WORK REQUIRED
Return each line holding the string "matplotlib".

AVAILABLE DATA
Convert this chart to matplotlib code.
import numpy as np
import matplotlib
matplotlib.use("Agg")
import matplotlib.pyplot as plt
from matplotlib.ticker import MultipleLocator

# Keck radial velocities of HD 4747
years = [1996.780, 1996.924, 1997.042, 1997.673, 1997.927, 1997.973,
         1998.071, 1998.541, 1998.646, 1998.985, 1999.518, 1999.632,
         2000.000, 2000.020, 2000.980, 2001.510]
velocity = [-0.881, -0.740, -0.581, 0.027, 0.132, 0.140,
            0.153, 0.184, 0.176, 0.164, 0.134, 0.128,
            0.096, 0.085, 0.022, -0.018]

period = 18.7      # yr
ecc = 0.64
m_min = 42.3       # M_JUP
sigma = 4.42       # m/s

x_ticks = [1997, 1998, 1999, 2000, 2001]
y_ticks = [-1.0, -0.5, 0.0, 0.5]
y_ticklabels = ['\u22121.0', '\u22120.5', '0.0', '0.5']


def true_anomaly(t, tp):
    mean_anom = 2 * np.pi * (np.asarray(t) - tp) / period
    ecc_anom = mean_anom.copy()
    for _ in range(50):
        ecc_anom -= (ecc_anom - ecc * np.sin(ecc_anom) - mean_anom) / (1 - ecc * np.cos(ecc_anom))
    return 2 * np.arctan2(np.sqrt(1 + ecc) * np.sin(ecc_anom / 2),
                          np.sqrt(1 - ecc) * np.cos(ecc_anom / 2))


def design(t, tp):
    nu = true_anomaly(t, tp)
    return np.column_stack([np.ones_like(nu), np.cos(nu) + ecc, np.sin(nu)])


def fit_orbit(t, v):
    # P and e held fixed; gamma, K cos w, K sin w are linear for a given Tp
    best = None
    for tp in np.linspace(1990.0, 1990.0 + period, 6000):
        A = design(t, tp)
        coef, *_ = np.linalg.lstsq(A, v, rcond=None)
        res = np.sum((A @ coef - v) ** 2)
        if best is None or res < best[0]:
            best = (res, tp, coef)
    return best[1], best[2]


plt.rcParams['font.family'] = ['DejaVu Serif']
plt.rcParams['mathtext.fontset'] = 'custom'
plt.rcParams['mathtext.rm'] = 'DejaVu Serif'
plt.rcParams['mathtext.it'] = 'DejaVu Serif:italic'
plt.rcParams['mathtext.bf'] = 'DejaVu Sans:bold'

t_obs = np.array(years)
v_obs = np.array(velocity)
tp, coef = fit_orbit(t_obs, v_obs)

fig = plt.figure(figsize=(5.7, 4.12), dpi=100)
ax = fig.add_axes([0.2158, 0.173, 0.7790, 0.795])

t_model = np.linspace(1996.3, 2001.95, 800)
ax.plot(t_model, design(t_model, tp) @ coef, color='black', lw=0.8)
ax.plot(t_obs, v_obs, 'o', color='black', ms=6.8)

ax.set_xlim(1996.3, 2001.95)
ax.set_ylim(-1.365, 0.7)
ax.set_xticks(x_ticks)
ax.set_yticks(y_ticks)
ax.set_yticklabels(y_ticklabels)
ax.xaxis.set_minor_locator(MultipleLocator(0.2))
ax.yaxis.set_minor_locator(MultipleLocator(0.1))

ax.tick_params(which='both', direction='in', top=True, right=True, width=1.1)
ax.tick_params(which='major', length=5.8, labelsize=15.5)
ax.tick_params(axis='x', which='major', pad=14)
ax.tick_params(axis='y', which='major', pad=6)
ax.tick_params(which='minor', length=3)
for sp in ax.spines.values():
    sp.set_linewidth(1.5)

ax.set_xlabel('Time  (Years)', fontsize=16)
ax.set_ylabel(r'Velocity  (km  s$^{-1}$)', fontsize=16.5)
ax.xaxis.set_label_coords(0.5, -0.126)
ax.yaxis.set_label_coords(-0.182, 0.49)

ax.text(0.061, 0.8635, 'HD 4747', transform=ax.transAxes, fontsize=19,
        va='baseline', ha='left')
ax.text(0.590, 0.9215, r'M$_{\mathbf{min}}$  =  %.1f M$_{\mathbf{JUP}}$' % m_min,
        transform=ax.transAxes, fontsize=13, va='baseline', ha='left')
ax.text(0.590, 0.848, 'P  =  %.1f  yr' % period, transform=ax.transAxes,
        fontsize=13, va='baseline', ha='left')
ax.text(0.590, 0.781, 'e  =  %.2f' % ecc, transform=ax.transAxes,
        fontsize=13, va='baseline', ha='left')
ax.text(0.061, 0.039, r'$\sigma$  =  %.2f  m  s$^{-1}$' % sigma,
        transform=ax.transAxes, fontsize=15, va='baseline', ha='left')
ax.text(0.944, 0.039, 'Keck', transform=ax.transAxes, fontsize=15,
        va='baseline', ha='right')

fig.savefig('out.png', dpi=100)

TASK ANSWER
Convert this chart to matplotlib code.
import matplotlib
matplotlib.use("Agg")
import matplotlib.pyplot as plt
from matplotlib.ticker import MultipleLocator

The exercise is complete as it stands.